Short problem: Pick out and copy every line below that has the word "chart".

Material supplied:
◆ ◆ ◆ ◆ ◆

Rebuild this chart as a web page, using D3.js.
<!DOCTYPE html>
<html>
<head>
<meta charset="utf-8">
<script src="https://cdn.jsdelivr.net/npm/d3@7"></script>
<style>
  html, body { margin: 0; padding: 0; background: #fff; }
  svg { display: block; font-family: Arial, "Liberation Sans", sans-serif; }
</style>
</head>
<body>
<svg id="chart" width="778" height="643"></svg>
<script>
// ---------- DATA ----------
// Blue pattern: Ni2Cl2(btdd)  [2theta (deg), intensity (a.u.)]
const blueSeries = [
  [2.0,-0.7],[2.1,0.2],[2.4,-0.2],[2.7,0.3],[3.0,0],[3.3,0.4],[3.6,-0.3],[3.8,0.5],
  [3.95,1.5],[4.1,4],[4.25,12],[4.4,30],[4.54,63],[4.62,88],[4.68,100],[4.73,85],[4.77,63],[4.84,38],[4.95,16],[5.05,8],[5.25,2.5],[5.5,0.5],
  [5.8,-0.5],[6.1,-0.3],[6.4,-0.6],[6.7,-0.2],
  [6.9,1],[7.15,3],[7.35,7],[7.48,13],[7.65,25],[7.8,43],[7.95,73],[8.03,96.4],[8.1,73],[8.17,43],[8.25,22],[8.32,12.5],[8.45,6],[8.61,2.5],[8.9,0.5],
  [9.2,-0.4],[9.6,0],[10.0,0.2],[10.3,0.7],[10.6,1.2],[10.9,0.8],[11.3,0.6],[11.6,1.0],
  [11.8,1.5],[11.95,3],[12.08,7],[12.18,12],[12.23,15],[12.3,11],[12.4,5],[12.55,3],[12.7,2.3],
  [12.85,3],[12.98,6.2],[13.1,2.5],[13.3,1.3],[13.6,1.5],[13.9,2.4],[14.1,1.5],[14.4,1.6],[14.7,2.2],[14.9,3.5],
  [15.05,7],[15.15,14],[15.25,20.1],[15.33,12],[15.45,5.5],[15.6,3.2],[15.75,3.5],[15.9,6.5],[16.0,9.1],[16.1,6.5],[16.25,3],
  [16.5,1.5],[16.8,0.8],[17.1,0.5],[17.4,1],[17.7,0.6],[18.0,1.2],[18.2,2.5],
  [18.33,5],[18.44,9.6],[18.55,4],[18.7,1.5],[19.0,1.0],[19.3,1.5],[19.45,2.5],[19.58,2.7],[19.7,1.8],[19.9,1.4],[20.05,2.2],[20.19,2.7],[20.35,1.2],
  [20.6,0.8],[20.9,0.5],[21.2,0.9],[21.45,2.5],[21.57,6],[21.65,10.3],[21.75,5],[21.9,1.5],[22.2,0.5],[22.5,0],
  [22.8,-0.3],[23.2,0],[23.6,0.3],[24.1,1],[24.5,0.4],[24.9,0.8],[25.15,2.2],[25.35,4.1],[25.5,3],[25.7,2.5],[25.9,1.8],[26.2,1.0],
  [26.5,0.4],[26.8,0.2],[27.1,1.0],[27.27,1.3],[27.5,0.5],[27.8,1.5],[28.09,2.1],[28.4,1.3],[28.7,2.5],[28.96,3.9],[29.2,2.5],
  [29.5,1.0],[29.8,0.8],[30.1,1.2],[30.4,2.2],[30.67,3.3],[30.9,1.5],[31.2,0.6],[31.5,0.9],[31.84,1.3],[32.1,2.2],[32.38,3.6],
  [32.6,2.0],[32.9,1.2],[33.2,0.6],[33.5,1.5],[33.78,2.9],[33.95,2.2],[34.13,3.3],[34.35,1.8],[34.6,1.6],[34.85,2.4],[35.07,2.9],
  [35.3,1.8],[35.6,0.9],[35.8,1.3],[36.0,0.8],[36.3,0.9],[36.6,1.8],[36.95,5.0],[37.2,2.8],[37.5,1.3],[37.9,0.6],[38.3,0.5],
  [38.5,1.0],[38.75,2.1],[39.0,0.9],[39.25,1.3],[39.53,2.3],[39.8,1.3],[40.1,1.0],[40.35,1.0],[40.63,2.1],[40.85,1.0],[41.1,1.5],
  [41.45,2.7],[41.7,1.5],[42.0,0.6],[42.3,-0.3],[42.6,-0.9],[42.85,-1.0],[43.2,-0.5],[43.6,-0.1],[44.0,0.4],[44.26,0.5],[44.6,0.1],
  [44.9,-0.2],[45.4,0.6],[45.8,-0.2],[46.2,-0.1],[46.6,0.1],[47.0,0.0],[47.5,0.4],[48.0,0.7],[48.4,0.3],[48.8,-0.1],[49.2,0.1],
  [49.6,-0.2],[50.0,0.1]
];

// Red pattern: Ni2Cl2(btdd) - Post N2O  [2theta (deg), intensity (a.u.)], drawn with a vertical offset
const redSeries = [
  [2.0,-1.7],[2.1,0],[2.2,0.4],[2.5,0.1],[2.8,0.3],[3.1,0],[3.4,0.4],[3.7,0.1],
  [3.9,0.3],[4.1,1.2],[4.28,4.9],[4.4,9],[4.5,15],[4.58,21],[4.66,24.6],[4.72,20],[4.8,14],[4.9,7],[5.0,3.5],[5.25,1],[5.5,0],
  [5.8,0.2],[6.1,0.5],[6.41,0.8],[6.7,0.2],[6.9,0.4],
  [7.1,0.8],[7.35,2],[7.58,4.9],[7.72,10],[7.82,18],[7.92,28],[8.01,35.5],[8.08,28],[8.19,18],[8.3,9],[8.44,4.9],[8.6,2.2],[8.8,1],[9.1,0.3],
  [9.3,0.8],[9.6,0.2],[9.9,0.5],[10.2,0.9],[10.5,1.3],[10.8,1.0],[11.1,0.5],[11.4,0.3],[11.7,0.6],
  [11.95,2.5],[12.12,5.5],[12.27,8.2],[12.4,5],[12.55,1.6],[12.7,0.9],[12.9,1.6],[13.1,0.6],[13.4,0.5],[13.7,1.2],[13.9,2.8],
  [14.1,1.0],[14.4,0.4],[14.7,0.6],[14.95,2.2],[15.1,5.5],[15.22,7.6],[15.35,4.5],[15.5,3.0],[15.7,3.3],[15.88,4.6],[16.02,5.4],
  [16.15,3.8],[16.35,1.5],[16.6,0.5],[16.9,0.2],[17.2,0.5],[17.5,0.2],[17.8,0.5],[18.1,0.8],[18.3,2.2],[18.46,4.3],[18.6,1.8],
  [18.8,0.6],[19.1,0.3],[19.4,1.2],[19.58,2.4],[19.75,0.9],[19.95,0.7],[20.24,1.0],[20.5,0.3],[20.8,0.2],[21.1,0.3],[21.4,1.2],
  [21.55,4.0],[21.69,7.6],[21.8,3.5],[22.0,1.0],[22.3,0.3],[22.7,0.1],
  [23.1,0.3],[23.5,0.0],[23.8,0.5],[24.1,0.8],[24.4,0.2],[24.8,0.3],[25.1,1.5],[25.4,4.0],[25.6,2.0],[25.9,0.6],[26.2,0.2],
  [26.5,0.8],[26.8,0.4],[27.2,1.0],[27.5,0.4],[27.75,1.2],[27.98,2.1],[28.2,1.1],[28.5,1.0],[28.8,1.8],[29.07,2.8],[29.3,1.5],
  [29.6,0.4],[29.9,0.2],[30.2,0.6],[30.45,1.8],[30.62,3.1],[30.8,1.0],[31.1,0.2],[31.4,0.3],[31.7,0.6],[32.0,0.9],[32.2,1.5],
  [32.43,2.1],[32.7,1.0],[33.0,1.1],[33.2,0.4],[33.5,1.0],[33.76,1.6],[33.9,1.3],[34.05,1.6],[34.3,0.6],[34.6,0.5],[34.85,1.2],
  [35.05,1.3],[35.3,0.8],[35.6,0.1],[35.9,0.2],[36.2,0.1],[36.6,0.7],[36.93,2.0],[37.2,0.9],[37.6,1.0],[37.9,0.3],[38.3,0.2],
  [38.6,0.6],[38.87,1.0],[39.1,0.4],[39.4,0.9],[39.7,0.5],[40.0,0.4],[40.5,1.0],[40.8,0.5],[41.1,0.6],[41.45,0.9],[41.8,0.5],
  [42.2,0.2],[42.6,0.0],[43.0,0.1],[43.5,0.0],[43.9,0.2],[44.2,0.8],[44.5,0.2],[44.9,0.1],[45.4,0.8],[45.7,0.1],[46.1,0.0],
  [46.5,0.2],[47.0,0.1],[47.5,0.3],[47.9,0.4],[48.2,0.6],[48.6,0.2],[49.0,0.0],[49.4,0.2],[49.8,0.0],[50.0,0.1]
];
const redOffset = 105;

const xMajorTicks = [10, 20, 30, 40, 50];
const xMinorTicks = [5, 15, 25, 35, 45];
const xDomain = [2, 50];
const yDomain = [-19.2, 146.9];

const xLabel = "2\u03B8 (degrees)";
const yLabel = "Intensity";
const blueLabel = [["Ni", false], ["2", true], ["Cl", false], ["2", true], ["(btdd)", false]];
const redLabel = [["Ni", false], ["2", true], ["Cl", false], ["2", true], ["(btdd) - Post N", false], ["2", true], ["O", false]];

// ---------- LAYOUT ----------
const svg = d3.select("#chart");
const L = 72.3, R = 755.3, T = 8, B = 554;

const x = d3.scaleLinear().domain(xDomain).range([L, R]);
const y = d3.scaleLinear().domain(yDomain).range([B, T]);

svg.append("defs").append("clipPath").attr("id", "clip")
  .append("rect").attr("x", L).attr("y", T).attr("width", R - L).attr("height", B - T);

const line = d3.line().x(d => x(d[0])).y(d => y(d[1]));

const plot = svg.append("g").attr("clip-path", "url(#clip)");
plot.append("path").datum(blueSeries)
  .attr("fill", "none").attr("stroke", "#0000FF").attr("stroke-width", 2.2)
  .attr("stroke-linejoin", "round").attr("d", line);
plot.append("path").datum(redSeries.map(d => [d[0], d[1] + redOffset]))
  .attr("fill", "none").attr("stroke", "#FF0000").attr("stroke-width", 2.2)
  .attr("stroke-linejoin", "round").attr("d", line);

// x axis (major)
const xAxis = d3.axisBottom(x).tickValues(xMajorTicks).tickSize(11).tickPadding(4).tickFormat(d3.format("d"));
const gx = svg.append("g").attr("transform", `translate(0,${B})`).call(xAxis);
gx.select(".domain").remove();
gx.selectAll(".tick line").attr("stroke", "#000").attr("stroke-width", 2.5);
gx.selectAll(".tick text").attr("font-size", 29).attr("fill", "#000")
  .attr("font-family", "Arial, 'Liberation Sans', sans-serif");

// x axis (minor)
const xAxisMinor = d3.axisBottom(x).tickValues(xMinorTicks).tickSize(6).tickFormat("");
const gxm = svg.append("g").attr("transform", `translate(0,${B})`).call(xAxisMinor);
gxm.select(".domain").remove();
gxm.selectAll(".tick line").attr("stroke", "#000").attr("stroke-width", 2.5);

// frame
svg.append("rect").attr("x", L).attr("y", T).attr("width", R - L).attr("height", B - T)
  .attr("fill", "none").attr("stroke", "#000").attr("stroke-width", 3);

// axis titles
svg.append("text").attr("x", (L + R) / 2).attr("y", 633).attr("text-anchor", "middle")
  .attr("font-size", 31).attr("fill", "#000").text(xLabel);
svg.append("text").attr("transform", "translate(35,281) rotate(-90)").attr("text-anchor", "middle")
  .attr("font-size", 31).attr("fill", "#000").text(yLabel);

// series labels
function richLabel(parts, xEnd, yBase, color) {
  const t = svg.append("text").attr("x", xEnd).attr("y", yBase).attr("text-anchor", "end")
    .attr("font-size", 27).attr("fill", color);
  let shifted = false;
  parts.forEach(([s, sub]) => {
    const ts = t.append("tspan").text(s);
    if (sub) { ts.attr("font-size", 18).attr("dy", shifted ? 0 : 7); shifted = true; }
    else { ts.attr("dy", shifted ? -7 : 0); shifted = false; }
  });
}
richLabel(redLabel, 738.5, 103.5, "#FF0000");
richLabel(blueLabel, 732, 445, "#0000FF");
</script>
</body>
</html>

◆ ◆ ◆ ◆ ◆

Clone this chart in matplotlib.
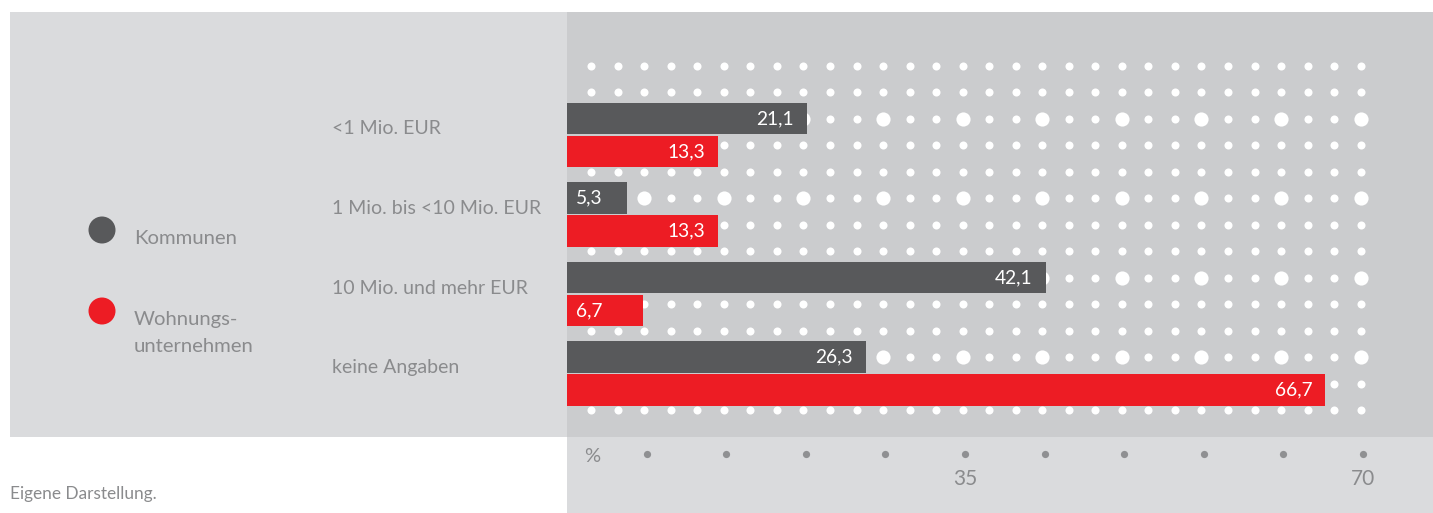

◆ ◆ ◆ ◆ ◆

Result of the task:
Rebuild this chart as a web page, using D3.js.
<svg id="chart" width="778" height="643"></svg>
const svg = d3.select("#chart");
Clone this chart in matplotlib.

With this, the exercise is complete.